■ **Problem to work on**
Go through the data below and gather each line containing "page".

■ **Recorded data**
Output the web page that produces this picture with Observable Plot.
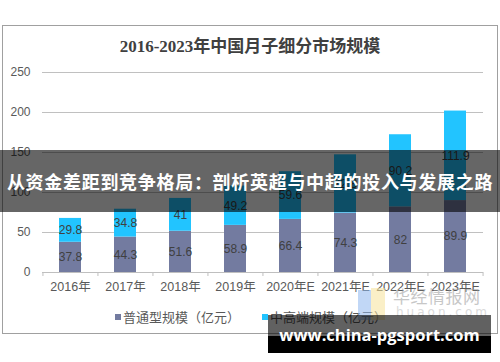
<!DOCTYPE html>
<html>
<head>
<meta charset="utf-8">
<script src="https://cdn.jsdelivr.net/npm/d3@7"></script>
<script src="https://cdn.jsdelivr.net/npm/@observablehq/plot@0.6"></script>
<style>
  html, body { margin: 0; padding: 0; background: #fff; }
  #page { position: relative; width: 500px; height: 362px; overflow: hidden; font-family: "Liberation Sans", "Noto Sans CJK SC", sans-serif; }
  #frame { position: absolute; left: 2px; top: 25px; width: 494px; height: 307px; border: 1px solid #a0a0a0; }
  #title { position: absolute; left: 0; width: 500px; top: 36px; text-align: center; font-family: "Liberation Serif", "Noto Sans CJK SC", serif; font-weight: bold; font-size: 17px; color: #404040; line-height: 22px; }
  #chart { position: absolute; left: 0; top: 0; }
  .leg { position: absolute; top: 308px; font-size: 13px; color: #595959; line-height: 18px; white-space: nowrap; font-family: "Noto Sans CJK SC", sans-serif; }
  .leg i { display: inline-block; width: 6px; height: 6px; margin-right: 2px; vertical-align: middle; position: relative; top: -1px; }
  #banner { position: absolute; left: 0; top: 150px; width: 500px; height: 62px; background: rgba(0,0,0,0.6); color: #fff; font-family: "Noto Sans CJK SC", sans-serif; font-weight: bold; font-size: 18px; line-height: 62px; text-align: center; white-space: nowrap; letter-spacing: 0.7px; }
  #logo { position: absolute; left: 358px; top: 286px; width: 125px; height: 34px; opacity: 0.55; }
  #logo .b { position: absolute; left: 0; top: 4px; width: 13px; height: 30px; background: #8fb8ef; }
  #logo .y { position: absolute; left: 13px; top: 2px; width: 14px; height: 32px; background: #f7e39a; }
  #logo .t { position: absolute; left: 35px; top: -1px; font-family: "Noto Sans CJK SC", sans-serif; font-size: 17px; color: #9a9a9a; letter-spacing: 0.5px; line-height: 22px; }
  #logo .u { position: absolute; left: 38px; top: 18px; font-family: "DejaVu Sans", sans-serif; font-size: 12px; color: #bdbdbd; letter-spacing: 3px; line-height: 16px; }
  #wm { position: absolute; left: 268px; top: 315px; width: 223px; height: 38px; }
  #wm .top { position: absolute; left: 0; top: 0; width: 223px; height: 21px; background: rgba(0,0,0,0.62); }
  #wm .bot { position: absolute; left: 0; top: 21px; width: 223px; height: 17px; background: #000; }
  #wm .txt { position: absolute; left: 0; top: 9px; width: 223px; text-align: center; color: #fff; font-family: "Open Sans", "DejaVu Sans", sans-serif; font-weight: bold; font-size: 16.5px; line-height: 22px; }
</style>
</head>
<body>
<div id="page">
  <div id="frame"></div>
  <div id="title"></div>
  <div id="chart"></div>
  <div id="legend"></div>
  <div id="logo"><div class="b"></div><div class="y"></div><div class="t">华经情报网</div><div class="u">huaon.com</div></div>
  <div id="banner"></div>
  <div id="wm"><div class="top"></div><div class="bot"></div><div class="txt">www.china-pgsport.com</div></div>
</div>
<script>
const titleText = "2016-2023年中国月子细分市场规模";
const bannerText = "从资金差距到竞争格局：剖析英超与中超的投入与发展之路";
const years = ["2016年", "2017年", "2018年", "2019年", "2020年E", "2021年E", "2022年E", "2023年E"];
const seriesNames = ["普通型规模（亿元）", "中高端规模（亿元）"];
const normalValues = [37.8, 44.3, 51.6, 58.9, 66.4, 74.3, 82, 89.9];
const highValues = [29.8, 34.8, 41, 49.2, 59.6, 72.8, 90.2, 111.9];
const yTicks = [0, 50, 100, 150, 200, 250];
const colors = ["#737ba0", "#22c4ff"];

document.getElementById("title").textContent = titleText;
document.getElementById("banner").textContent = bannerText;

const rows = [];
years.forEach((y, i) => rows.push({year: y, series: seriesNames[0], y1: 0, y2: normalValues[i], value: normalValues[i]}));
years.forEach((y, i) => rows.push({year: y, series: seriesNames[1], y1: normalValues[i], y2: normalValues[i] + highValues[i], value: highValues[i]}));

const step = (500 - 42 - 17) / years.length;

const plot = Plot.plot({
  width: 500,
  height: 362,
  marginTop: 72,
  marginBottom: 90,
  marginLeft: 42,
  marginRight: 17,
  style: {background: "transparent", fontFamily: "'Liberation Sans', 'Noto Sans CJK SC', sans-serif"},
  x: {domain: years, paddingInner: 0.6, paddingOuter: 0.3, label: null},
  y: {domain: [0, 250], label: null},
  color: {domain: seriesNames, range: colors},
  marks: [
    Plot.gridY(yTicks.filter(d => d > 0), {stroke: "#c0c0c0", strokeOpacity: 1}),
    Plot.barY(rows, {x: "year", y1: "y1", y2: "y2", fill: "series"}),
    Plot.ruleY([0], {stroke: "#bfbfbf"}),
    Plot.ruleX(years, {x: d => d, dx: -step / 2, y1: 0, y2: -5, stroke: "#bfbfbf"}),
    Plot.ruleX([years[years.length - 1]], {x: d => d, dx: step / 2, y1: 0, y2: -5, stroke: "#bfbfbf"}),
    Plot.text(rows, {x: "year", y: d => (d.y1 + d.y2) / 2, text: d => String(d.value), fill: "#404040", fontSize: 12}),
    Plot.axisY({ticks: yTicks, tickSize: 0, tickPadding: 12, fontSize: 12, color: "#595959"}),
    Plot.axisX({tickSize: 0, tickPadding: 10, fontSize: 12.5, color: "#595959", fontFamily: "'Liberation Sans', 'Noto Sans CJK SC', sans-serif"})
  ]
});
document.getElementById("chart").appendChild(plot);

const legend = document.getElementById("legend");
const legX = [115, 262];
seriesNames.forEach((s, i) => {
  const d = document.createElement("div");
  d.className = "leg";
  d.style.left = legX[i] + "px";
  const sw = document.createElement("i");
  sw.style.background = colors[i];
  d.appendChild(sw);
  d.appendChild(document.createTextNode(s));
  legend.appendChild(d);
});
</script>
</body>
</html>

■ **Full solution**
Output the web page that produces this picture with Observable Plot.
  #page { position: relative; width: 500px; height: 362px; overflow: hidden; font-family: "Liberation Sans", "Noto Sans CJK SC", sans-serif; }
<div id="page">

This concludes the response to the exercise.